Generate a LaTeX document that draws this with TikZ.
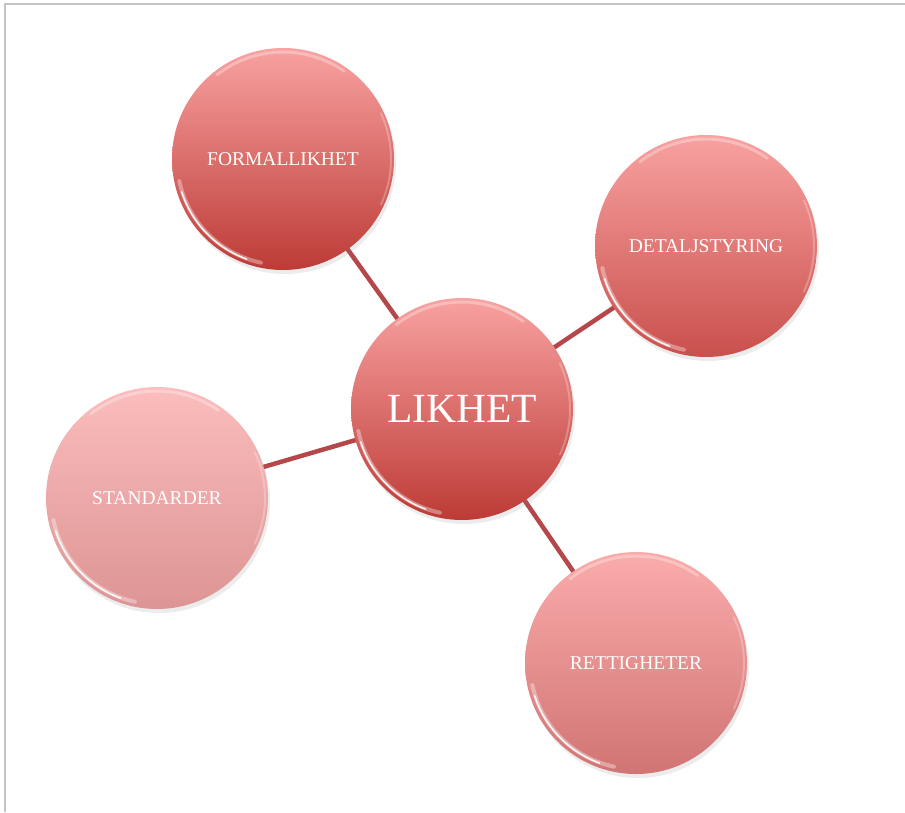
\documentclass[tikz,border=0pt]{standalone}
\usepackage{fontspec}
\setmainfont{Liberation Serif}
\usetikzlibrary{shadows,backgrounds}
\definecolor{linkc}{HTML}{B5474A}
\definecolor{frame}{HTML}{C4C4C4}
\definecolor{dtop}{HTML}{F8A2A1}
\definecolor{dbot}{HTML}{BD3B36}
\definecolor{mtop}{HTML}{F8A2A1}
\definecolor{mbot}{HTML}{C9504C}
\definecolor{rtop}{HTML}{FAACAB}
\definecolor{rbot}{HTML}{D17474}
\definecolor{stop}{HTML}{FBBDBD}
\definecolor{sbot}{HTML}{DD9494}
\tikzset{
  bubble/.style={circle, minimum size=222pt, inner sep=0pt, text=white,
    font=\fontsize{19.5}{21}\selectfont,
    drop shadow={opacity=0.15, shadow xshift=2pt, shadow yshift=-4pt}},
  hub/.style={bubble, font=\fontsize{41.5}{44}\selectfont},
  link/.style={draw=linkc, line width=4.5pt},
  glossA/.style={draw=white, line width=4pt, opacity=0.35, line cap=round},
  glossA2/.style={draw=white, line width=1.6pt, opacity=0.9, line cap=round},
  glossB/.style={draw=white, line width=3pt, opacity=0.3, line cap=round},
  glossC/.style={draw=white, line width=2pt, opacity=0.25, line cap=round},
}
\newcommand{\gloss}[1]{%
  \draw[glossA] (#1.center) ++(192:106) arc[start angle=192, end angle=258, radius=106];
  \draw[glossA2] (#1.center) ++(198:106.5) arc[start angle=198, end angle=250, radius=106.5];
  \draw[glossB] (#1.center) ++(55:107) arc[start angle=55, end angle=128, radius=107];
  \draw[glossC] (#1.center) ++(335:108) arc[start angle=335, end angle=385, radius=108];
}
\begin{document}
\begin{tikzpicture}[x=1pt,y=1pt]
\useasboundingbox (0,0) rectangle (905,-812);
\node[hub, top color=dtop, bottom color=dbot] (lik) at (462,-409) {LIKHET};
\node[bubble, top color=dtop, bottom color=dbot] (form) at (283,-159) {FORMALLIKHET};
\node[bubble, top color=mtop, bottom color=mbot] (det) at (706,-246) {DETALJSTYRING};
\node[bubble, top color=stop, bottom color=sbot] (std) at (157,-498) {STANDARDER};
\node[bubble, top color=rtop, bottom color=rbot] (ret) at (636,-663) {RETTIGHETER};
\gloss{lik}\gloss{form}\gloss{det}\gloss{std}\gloss{ret}
\begin{scope}[on background layer]
  \fill[white] (0,0) rectangle (905,-812);
  \draw[frame, line width=2pt] (4.5,-812) -- (4.5,-3.5) -- (905,-3.5);
  \draw[link] (lik.center) -- (form.center);
  \draw[link] (lik.center) -- (det.center);
  \draw[link] (lik.center) -- (std.center);
  \draw[link] (lik.center) -- (ret.center);
\end{scope}
\end{tikzpicture}
\end{document}
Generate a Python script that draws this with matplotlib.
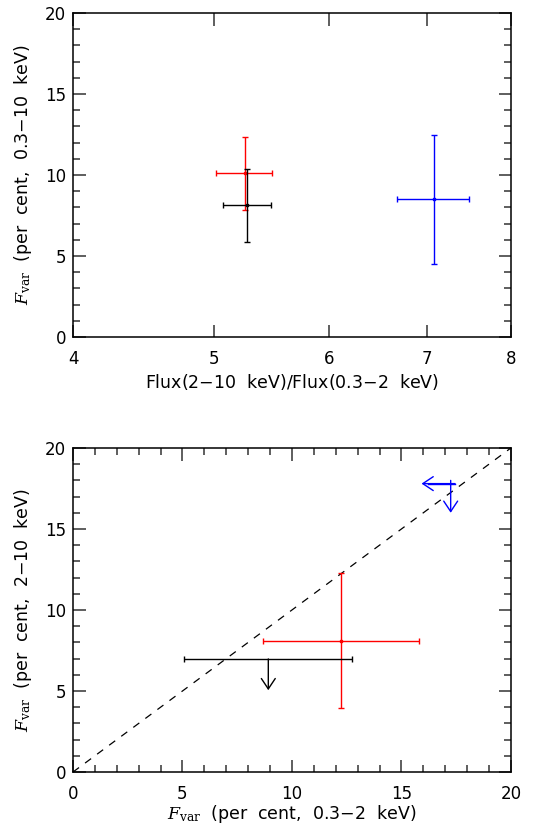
import matplotlib
matplotlib.use('Agg')
import matplotlib.pyplot as plt
from matplotlib.ticker import FixedLocator, NullLocator, MultipleLocator, FixedFormatter

plt.rcParams['font.family'] = ['DejaVu Sans']
plt.rcParams['mathtext.fontset'] = 'dejavuserif'

# Top panel: hardness ratio vs Fvar (0.3-10 keV)
ratio = [5.25, 5.27, 7.08]
ratio_lo = [5.02, 5.07, 6.68]
ratio_hi = [5.48, 5.47, 7.49]
fvar_all = [10.1, 8.15, 8.5]
fvar_all_lo = [7.85, 5.86, 4.5]
fvar_all_hi = [12.37, 10.4, 12.47]
colors = ['red', 'black', 'blue']

# Bottom panel: Fvar soft vs Fvar hard
soft_red, soft_red_lo, soft_red_hi = 12.22, 8.66, 15.81
hard_red, hard_red_lo, hard_red_hi = 8.1, 3.93, 12.27
soft_blk, soft_blk_lo, soft_blk_hi = 8.92, 5.07, 12.75
hard_blk_ul, hard_blk_arrow = 6.98, 5.05
soft_blu_ul, soft_blu_arrow = 17.25, 15.92
hard_blu_ul, hard_blu_arrow = 17.8, 16.0

fig = plt.figure(figsize=(5.46, 8.27), dpi=100)
ax1 = fig.add_axes([0.1337, 0.5925, 0.802, 0.3918])
ax2 = fig.add_axes([0.1337, 0.0665, 0.802, 0.3918])

fs = 12
lfs = 12.5
head = '->,head_length=0.75,head_width=0.5'

def style(ax):
    ax.tick_params(which='both', direction='in', top=True, right=True, labelsize=fs, width=1.1,
                   color='#333333')
    ax.tick_params(which='major', length=9)
    ax.tick_params(which='minor', length=5)
    ax.tick_params(axis='x', which='major', pad=9)
    ax.tick_params(axis='y', which='major', pad=5)
    for s in ax.spines.values():
        s.set_linewidth(1.1)

for i in range(3):
    ax1.errorbar(ratio[i], fvar_all[i],
                 xerr=[[ratio[i] - ratio_lo[i]], [ratio_hi[i] - ratio[i]]],
                 yerr=[[fvar_all[i] - fvar_all_lo[i]], [fvar_all_hi[i] - fvar_all[i]]],
                 color=colors[i], lw=1.0, capsize=2.5, capthick=1.0, fmt='none')
    ax1.plot(ratio[i], fvar_all[i], marker='s', ms=2, color=colors[i])

ax1.set_xscale('log')
ax1.set_xlim(4, 8)
ax1.set_ylim(0, 20)
ax1.xaxis.set_major_locator(FixedLocator([4, 5, 6, 7, 8]))
ax1.xaxis.set_major_formatter(FixedFormatter(['4', '5', '6', '7', '8']))
ax1.xaxis.set_minor_locator(NullLocator())
ax1.yaxis.set_major_locator(MultipleLocator(5))
ax1.yaxis.set_minor_locator(MultipleLocator(1))
style(ax1)
ax1.set_xlabel('Flux(2$-$10  keV)/Flux(0.3$-$2  keV)', fontsize=lfs, labelpad=3)
ax1.set_ylabel(r'$F_{\rm var}$  (per  cent,  0.3$-$10  keV)', fontsize=lfs, labelpad=8)

# bottom panel
ax2.plot([0, 20], [0, 20], color='black', ls=(0, (6, 6)), lw=0.9)
ax2.errorbar(soft_red, hard_red,
             xerr=[[soft_red - soft_red_lo], [soft_red_hi - soft_red]],
             yerr=[[hard_red - hard_red_lo], [hard_red_hi - hard_red]],
             color='red', lw=1.0, capsize=2.5, capthick=1.0, fmt='none')
ax2.plot(soft_red, hard_red, marker='s', ms=2, color='red')

ax2.errorbar(soft_blk, hard_blk_ul,
             xerr=[[soft_blk - soft_blk_lo], [soft_blk_hi - soft_blk]],
             color='black', lw=1.0, capsize=2.5, capthick=1.0, fmt='none')
ax2.annotate('', xy=(soft_blk, hard_blk_arrow), xytext=(soft_blk, hard_blk_ul),
             arrowprops=dict(arrowstyle=head, color='black', lw=1.0, shrinkA=0, shrinkB=0))

ax2.plot([soft_blu_arrow + 0.3, soft_blu_ul + 0.2], [hard_blu_ul, hard_blu_ul], color='blue', lw=1.0)
ax2.annotate('', xy=(soft_blu_arrow, hard_blu_ul), xytext=(soft_blu_ul + 0.2, hard_blu_ul),
             arrowprops=dict(arrowstyle=head, color='blue', lw=1.0, shrinkA=0, shrinkB=0))
ax2.annotate('', xy=(soft_blu_ul, hard_blu_arrow), xytext=(soft_blu_ul, hard_blu_ul + 0.2),
             arrowprops=dict(arrowstyle=head, color='blue', lw=1.0, shrinkA=0, shrinkB=0))

ax2.set_xlim(0, 20)
ax2.set_ylim(0, 20)
for axis in (ax2.xaxis, ax2.yaxis):
    axis.set_major_locator(MultipleLocator(5))
    axis.set_minor_locator(MultipleLocator(1))
style(ax2)
ax2.set_xlabel(r'$F_{\rm var}$  (per  cent,  0.3$-$2  keV)', fontsize=lfs, labelpad=0)
ax2.set_ylabel(r'$F_{\rm var}$  (per  cent,  2$-$10  keV)', fontsize=lfs, labelpad=8)

fig.savefig('out.png', dpi=100)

WRITTEN EXERCISE: In the listing above, find the line with "Generate a Python" and the line with "plt.rcParams['mathtext.fontset'] = 'dejavuserif'". Copy exactly those two and every line between, without the pictures.

CORRECT ANSWER:
Generate a Python script that draws this with matplotlib.
import matplotlib
matplotlib.use('Agg')
import matplotlib.pyplot as plt
from matplotlib.ticker import FixedLocator, NullLocator, MultipleLocator, FixedFormatter

plt.rcParams['font.family'] = ['DejaVu Sans']
plt.rcParams['mathtext.fontset'] = 'dejavuserif'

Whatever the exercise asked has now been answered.